I will read this with more time other day but I want to clarify that messages are grouped per file and per author, in case authors want to intercalate languages.

https://github.com/mlomb/chat-analytics/blob/484d32ec4f3065306b33c63a16b1da2dc17197c5/pipeline/process/ChannelMessages.ts#L156-L170

i.e

A: hello
A: world
A: !
B: hola
B: mundo
A: yay!

["hello", "world", "!"] → 3 x english ["hola", "mundo"] → 2 x spanish ["yay!"] → 1 x english

Cedric-Boucher commented 11 months ago

oh, I see, interesting. Thanks for the info!

Cedric-Boucher commented 11 months ago

I tried exporting the chat history in groups of 10 messages per file. This way it should definitely be able to see that a whole message group was in french, in theory. The results in the analytics were the same as before, no french detected. Odd.

mlomb commented 11 months ago

Can you give me a group of 10 messages so I can check?

Cedric-Boucher commented 11 months ago

sure, however I noticed just now that when processing only files that contain a significant amount of French messages, chatanalytics DOES detect French, but when I give it all of the nearly 5000 files, it doesn't detect any French at all? Weird. Giving it two files, one fully English and one fully French, it does detect both languages.

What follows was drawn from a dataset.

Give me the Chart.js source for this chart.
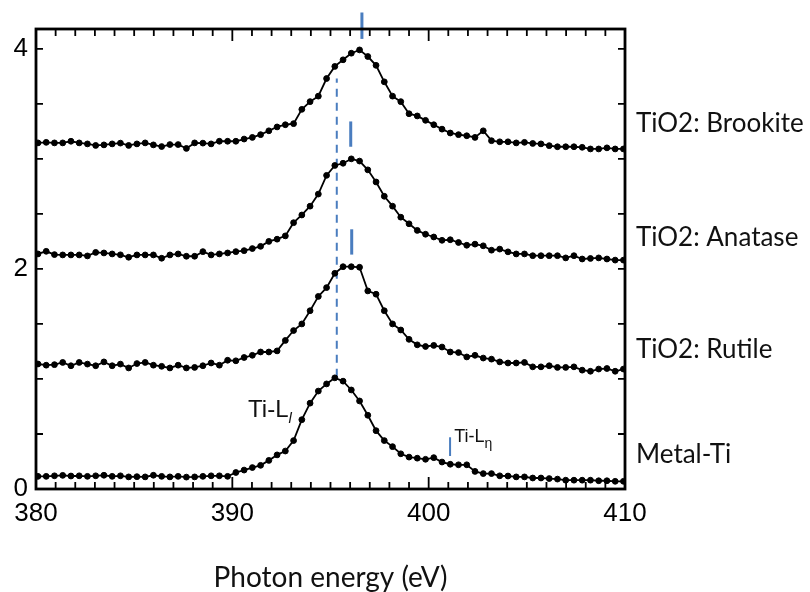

two files all files, including the two files from above Direct Messages - REDACTED [REDACTED] [part 4726].json

mlomb commented 11 months ago

In the code below,

https://github.com/mlomb/chat-analytics/blob/055c68c78e12c6e3f32cb9137135e426c49a64bf/pipeline/process/nlp/FastTextModel.ts#L79-L87

Before the return, I added console.log(code, "|", line); and get:

fr | tu pars bientôt
fr | bientôt oui nous avons regardé la voiture ça va it goes
en | ah
fr | la voiture ça va spécifiquement
fr | est-ce que tu sais c'est quoi qui fait le bruit
fr | non tout est normal pour nous peut-etre un bushing mais maintenant je suis plus rassuré pour le voyage
en | ok

Which seems ok

Can you test that line with all the files and look for something strange?